L’EURO AU PLACARD
Entre le discours de la Sorbonne qu’Emmanuel Macron avait consacré à l’Europe, le 26 septembre 2017, et la lettre qu’il a envoyée aux « citoyens » de l’Union, le 4 mars dernier, un changement significatif s’est produit. La réforme de la zone euro était un élément central du premier, elle a disparu de la seconde. Les prochaines élections européennes visant à élire les représentants de l’ensemble de l’Union, il était certes logique de s’adresser à tous les pays, et non aux seuls membres de la zone. Mais on ne peut s’empêcher de voir dans ce glissement un recul significatif. Echaudé par la manière dont son projet de budget de la zone euro a été accueilli, le président français a sans doute considéré qu’il valait mieux revenir à des thèmes plus consensuels : la défense des frontières et de l’environnement.
Le paradoxe de ce renoncement à renforcer l’euro zone est que la monnaie européenne s’en sort globalement mieux que l’Europe en matière de popularité. Selon Eurobaromètre, les Français sont deux fois plus nombreux à être « très attachés » à l’euro qu’ils ne le sont à l’Europe elle-même (28% contre 14%). Des chiffres similaires s’observent partout au sein de la zone. Dans le classement des raisons de l’attachement à l’Europe, l’euro arrive en tête ou en deuxième, rivalisant avec « la liberté de voyager, d’étudier et de travailler partout dans l’UE ». Cette popularité de l’euro explique nombre de reculades politiques. Ainsi, Alexis Tsipras, élu sur une plateforme très hostile à la Commission et à ses plans d’austérité, a-t-il renoncé à sortir de l’euro quand il a compris que son opinion publique était fidèle à la monnaie européenne. L’Italie est elle-même en train de subir les conséquences de ce paradoxe. Matteo Salvini, leader de la Ligue du Nord, abhorre l’Europe et ses représentants ; mais il doit constater que la popularité transalpine de l’euro est forte, ce qui l’oblige, pour l’instant, à faire silencieusement marche arrière pour éviter un clash irrémédiable. Marine Le Pen a été soumise au même dilemme quand elle a compris que ses positions anti-euro lui faisaient du tort, alors que son discours anti-Europe résonnait fortement dans son électorat.

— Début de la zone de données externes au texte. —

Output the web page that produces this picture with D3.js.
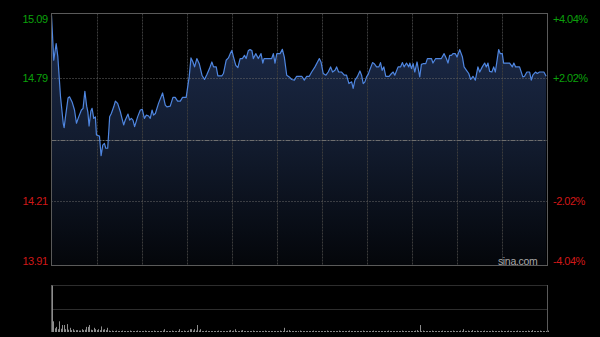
<!DOCTYPE html>
<html>
<head>
<meta charset="utf-8">
<script src="https://cdn.jsdelivr.net/npm/d3@7"></script>
<style>
  html, body { margin: 0; padding: 0; background: #000; }
  svg { display: block; }
</style>
</head>
<body>
<div id="chart"></div>
<script>
// intraday price, HK session 09:30-12:00 / 13:00-16:00 = 330 minutes
const prevClose = 14.50;
const priceTicks = [15.09, 14.79, 14.21, 13.91];
const pctTicks = ["+4.04%", "+2.02%", "-2.02%", "-4.04%"];

const minutes = [
  0, 1.5, 3.1, 4.2, 6.0, 7.8, 8.4, 9.3, 11.0, 12.0,
  13.7, 15.3, 16.6, 18.1, 19.9, 21.0, 22.2, 23.4, 24.2, 25.0,
  26.2, 27.0, 28.1, 29.2, 29.9, 31.9, 33.0, 34.1, 35.2, 36.1,
  37.4, 38.7, 39.8, 41.4, 42.5, 44.0, 45.8, 46.9, 48.0, 49.1,
  50.9, 52.0, 53.1, 54.2, 55.3, 57.3, 59.1, 60.4, 61.8, 63.1,
  64.6, 65.7, 66.9, 67.9, 69.1, 71.2, 73.9, 75.7, 76.8, 79.0,
  80.8, 82.3, 83.9, 85.7, 87.2, 89.6, 91.6, 92.8, 94.1, 95.2,
  96.7, 98.3, 100.1, 101.8, 103.4, 105.1, 106.7, 107.8, 109.6, 110.7,
  113.3, 114.4, 116.2, 117.7, 118.9, 120.0, 121.1, 122.6, 124.0, 125.5,
  127.0, 128.4, 129.5, 131.0, 132.1, 133.3, 134.3, 135.9, 137.6, 139.4,
  140.6, 141.4, 146.5, 147.6, 148.7, 149.9, 152.1, 153.6, 154.9, 156.5,
  158.2, 159.8, 161.6, 163.1, 166.5, 168.2, 169.8, 171.5, 173.1, 175.3,
  178.2, 179.3, 180.8, 182.6, 184.1, 185.7, 187.0, 188.6, 189.7, 191.0,
  193.0, 194.8, 196.3, 197.9, 199.7, 200.7, 201.9, 203.4, 205.2, 206.3,
  207.4, 208.5, 209.6, 210.7, 211.8, 213.6, 214.7, 216.3, 217.8, 218.9,
  220.0, 221.1, 222.4, 224.6, 226.2, 227.3, 228.4, 230.6, 232.2, 233.5,
  234.6, 236.2, 237.7, 238.4, 239.5, 240.6, 241.7, 243.2, 244.4, 245.0,
  246.1, 247.2, 249.0, 250.1, 252.8, 253.8, 255.6, 259.4, 261.2, 262.7,
  263.8, 264.9, 266.1, 267.1, 268.7, 269.8, 271.6, 273.4, 274.5, 276.1,
  277.6, 278.9, 280.4, 282.0, 283.7, 284.9, 286.6, 288.2, 289.3, 290.4,
  291.5, 293.0, 294.2, 295.3, 297.5, 298.6, 299.9, 300.8, 304.8, 306.6,
  307.6, 308.8, 311.4, 313.6, 314.7, 316.3, 318.1, 319.2, 320.2, 322.0,
  323.2, 324.7, 327.6, 329.1
];

const prices = [
  15.081, 14.871, 14.949, 14.889, 14.700, 14.576, 14.555, 14.606, 14.694, 14.700,
  14.676, 14.638, 14.576, 14.606, 14.638, 14.646, 14.726, 14.656, 14.628, 14.563,
  14.633, 14.646, 14.599, 14.606, 14.521, 14.516, 14.424, 14.474, 14.482, 14.459,
  14.459, 14.606, 14.622, 14.653, 14.680, 14.669, 14.630, 14.599, 14.568, 14.591,
  14.619, 14.591, 14.599, 14.591, 14.560, 14.606, 14.638, 14.641, 14.599, 14.614,
  14.610, 14.599, 14.638, 14.614, 14.622, 14.669, 14.718, 14.661, 14.653, 14.656,
  14.697, 14.697, 14.680, 14.680, 14.697, 14.697, 14.793, 14.882, 14.863, 14.840,
  14.879, 14.855, 14.801, 14.781, 14.804, 14.832, 14.863, 14.840, 14.840, 14.798,
  14.798, 14.809, 14.871, 14.882, 14.902, 14.917, 14.886, 14.847, 14.837, 14.879,
  14.879, 14.894, 14.879, 14.917, 14.921, 14.917, 14.879, 14.902, 14.879, 14.902,
  14.858, 14.879, 14.879, 14.902, 14.858, 14.902, 14.902, 14.922, 14.886, 14.801,
  14.793, 14.781, 14.778, 14.796, 14.796, 14.778, 14.796, 14.796, 14.816, 14.840,
  14.879, 14.863, 14.809, 14.801, 14.816, 14.840, 14.816, 14.824, 14.840, 14.816,
  14.816, 14.801, 14.801, 14.762, 14.770, 14.739, 14.778, 14.793, 14.821, 14.801,
  14.762, 14.770, 14.793, 14.805, 14.827, 14.860, 14.855, 14.840, 14.840, 14.860,
  14.824, 14.840, 14.796, 14.796, 14.809, 14.816, 14.801, 14.840, 14.840, 14.860,
  14.840, 14.858, 14.840, 14.858, 14.832, 14.855, 14.816, 14.863, 14.816, 14.793,
  14.852, 14.855, 14.855, 14.879, 14.879, 14.858, 14.879, 14.879, 14.902, 14.879,
  14.858, 14.894, 14.894, 14.902, 14.902, 14.886, 14.921, 14.886, 14.840, 14.824,
  14.809, 14.781, 14.796, 14.778, 14.840, 14.816, 14.840, 14.858, 14.840, 14.858,
  14.819, 14.816, 14.840, 14.816, 14.921, 14.902, 14.902, 14.858, 14.858, 14.840,
  14.858, 14.840, 14.840, 14.793, 14.796, 14.816, 14.816, 14.778, 14.801, 14.816,
  14.809, 14.816, 14.816, 14.796
];

// volume per minute (relative units)
const volumes = [
  100, 23, 8, 11, 6, 23, 7, 15, 15, 6, 17, 5, 9, 4, 6, 3, 4, 4, 3, 3, 6, 4, 5, 11, 11, 15, 5, 4, 9, 6,
  4, 6, 4, 12, 5, 6, 4, 9, 3, 2, 3, 2, 2, 3, 2, 2, 2, 3, 2, 2, 2, 2, 3, 2, 2, 2, 2, 3, 2, 2,
  2, 2, 3, 2, 2, 2, 2, 2, 3, 2, 2, 2, 2, 2, 3, 6, 2, 2, 2, 2, 3, 2, 2, 2, 2, 6, 2, 2, 3, 2,
  2, 3, 6, 6, 3, 6, 3, 15, 3, 6, 2, 2, 2, 3, 2, 2, 2, 2, 2, 2, 2, 3, 2, 2, 2, 2, 2, 2, 3, 4,
  2, 3, 6, 2, 2, 2, 3, 4, 2, 2, 2, 2, 2, 2, 3, 2, 2, 2, 2, 2, 2, 2, 3, 2, 2, 2, 2, 2, 2, 2,
  2, 2, 3, 2, 2, 9, 2, 3, 4, 2, 2, 2, 2, 2, 2, 3, 2, 2, 2, 2, 2, 2, 2, 2, 3, 2, 2, 2, 2, 2,
  2, 2, 2, 3, 2, 2, 2, 2, 2, 2, 2, 3, 2, 2, 2, 2, 2, 2, 3, 2, 2, 2, 2, 2, 2, 2, 2, 3, 2, 2,
  2, 2, 2, 2, 3, 2, 2, 2, 2, 2, 2, 2, 2, 2, 3, 2, 2, 2, 2, 2, 2, 2, 2, 3, 2, 2, 2, 2, 2, 2,
  2, 2, 3, 4, 2, 15, 2, 3, 2, 2, 2, 2, 2, 3, 2, 2, 2, 2, 2, 2, 3, 2, 2, 2, 2, 2, 2, 3, 2, 2,
  2, 2, 3, 2, 6, 2, 2, 3, 2, 2, 4, 2, 2, 3, 2, 2, 2, 2, 3, 2, 2, 2, 2, 3, 2, 2, 2, 2, 2, 3,
  2, 2, 2, 2, 3, 2, 2, 2, 2, 2, 3, 2, 2, 2, 2, 2, 2, 3, 2, 2, 4, 2, 2, 2, 2, 3, 2, 2, 2, 2, 3
];

const W = 600, H = 337;
const m = { left: 51.5, right: 547.5, top: 13.5, bottom: 265.5 };
const v = { top: 285.5, bottom: 332 };
const font = "'Liberation Sans', Arial, sans-serif";

const svg = d3.select("#chart").append("svg")
  .attr("width", W).attr("height", H);
svg.append("rect").attr("width", W).attr("height", H).attr("fill", "#000");

const x = d3.scaleLinear().domain([0, 330]).range([m.left, m.right]);
const y = d3.scaleLinear().domain([13.91, 15.09]).range([m.bottom, m.top]);
const yV = d3.scaleLinear().domain([0, d3.max(volumes)]).range([v.bottom, v.top]);

const data = minutes.map((t, i) => ({ t, p: prices[i] }));

// gradient for area
const grad = svg.append("defs").append("linearGradient")
  .attr("id", "fillGrad").attr("gradientUnits", "userSpaceOnUse")
  .attr("x1", 0).attr("x2", 0).attr("y1", m.top).attr("y2", m.bottom);
grad.append("stop").attr("offset", "0%").attr("stop-color", "#1d2c4c");
grad.append("stop").attr("offset", "55%").attr("stop-color", "#111a2c");
grad.append("stop").attr("offset", "100%").attr("stop-color", "#04060a");

svg.append("path")
  .datum(data)
  .attr("fill", "url(#fillGrad)")
  .attr("d", d3.area().x(d => x(d.t)).y0(m.bottom).y1(d => y(d.p)));

// vertical grid
const vTicks = d3.range(30, 330, 30);
svg.append("g").selectAll("line").data(vTicks).enter().append("line")
  .attr("x1", d => Math.round(x(d)) + 0.5).attr("x2", d => Math.round(x(d)) + 0.5)
  .attr("y1", m.top).attr("y2", m.bottom)
  .attr("stroke", "#3c3c3c").attr("stroke-dasharray", "2,1");

// horizontal grid (inner ticks)
svg.append("g").selectAll("line").data(priceTicks.slice(1, 3)).enter().append("line")
  .attr("x1", m.left).attr("x2", m.right)
  .attr("y1", d => Math.round(y(d)) + 0.5).attr("y2", d => Math.round(y(d)) + 0.5)
  .attr("stroke", "#6a6a6a").attr("stroke-dasharray", "1,2");

// previous close
svg.append("line")
  .attr("x1", m.left).attr("x2", m.right)
  .attr("y1", Math.round(y(prevClose)) + 0.5).attr("y2", Math.round(y(prevClose)) + 0.5)
  .attr("stroke", "#6e6e6e").attr("stroke-dasharray", "5,1,2,1");

// price line
svg.append("path")
  .datum(data)
  .attr("fill", "none").attr("stroke", "#4f86e0").attr("stroke-width", 1.2)
  .attr("stroke-linejoin", "round")
  .attr("d", d3.line().x(d => x(d.t)).y(d => y(d.p)));

// frame
svg.append("rect")
  .attr("x", m.left).attr("y", m.top)
  .attr("width", m.right - m.left).attr("height", m.bottom - m.top)
  .attr("fill", "none").attr("stroke", "#5a5a5a");

// left labels
const tickColor = d => d > prevClose ? "#0ba00b" : "#d01818";
const baseY = (d, i) => i === 0 ? m.top + 9 : i === priceTicks.length - 1 ? m.bottom - 1 : y(d) + 4;
svg.append("g").selectAll("text").data(priceTicks).enter().append("text")
  .attr("x", 47.5).attr("y", baseY)
  .attr("text-anchor", "end")
  .attr("font-family", font).attr("font-size", 11).attr("letter-spacing", -0.5)
  .attr("fill", tickColor)
  .text(d => d.toFixed(2));

// right labels
svg.append("g").selectAll("text").data(priceTicks).enter().append("text")
  .attr("x", 553).attr("y", baseY)
  .attr("font-family", font).attr("font-size", 11).attr("letter-spacing", -0.5)
  .attr("fill", tickColor)
  .text((d, i) => pctTicks[i]);

// watermark
svg.append("text")
  .attr("x", 537.5).attr("y", 264.5).attr("text-anchor", "end")
  .attr("font-family", font).attr("font-size", 10.5).attr("letter-spacing", -0.3)
  .attr("fill", "#a8a8a8")
  .text("sina.com");

// volume panel
svg.append("g").selectAll("line").data([v.top, 309.5]).enter().append("line")
  .attr("x1", m.left).attr("x2", m.right).attr("y1", d => d).attr("y2", d => d)
  .attr("stroke", "#5a5a5a").attr("stroke-dasharray", "1,1");

svg.append("g").selectAll("rect").data(volumes).enter().append("rect")
  .attr("x", (d, i) => Math.round(x(i)))
  .attr("y", d => yV(d))
  .attr("width", 1)
  .attr("height", d => v.bottom - yV(d))
  .attr("fill", "#8c8c8c");

svg.append("g").selectAll("line").data([m.left, m.right]).enter().append("line")
  .attr("x1", d => d).attr("x2", d => d).attr("y1", v.top - 0.5).attr("y2", v.bottom)
  .attr("stroke", "#5a5a5a");
</script>
</body>
</html>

Cet attachement à l’euro montre que la stabilité monétaire qu’il apporte est appréciée. On aurait tort toutefois de considérer qu’il fait l’unanimité. Dans un sondage présenté par Brice Teinturier lors de la dernière Journée du Livre d’Economie, en novembre, il apparaissait clairement que les ouvriers et les personnes non diplômées restent très méfiants visà-vis de l’euro. Ils le tiennent à 85% pour responsable de la perte de leur pouvoir d’achat. Aussi solide que l’euro apparaisse, recueillant un taux d’approbation globale des deux tiers, il a encore un long chemin à parcourir avant de donner satisfaction sur le terrain de la croissance et l’emploi.
Dans la liste des réformes qui restent indispensables, on peut citer une fiscalité commune sur les entreprises et le capital, un budget qui puisse véritablement jouer un rôle contracyclique dans les pays affectés par une crise, une capacité collective d’émettre de la dette sans risque… Il manque aussi et surtout un Parlement de la zone, qui exerce un véritable contre-pouvoir face à l’eurogroupe, ce concile confidentiel des ministres des Finances. Ces questions vitales risquent toutefois d’être absentes du débat électoral qui s’annonce. L’agenda européen au sens large (les frontières, les migrants…) fait de l’ombre à l’euro. La doxa de la Commission entretient elle-même cette paralysie, autant que la réticence allemande. Bruxelles veut éviter à tout prix de creuser un fossé entre les 27 pays de l’Union et les 19 de la zone, au nom de l’idée que tous doivent à terme en faire partie. C’est au nom de cet argument que le projet d’un budget spécifique à la zone euro a été réduit à la portion congrue. Comme le montre le nouveau texte du président, il faut craindre que ce débat vital ne soit plus d’actualité. C’est-à-dire jusqu’à la prochaine crise.
AUSSI SOLIDE QUE L’EURO APPARAISSE, IL A ENCORE UN LONG CHEMIN À PARCOURIR AVANT DE DONNER SATISFACTION SUR LE TERRAIN DE LA CROISSANCE ET L’EMPLOI.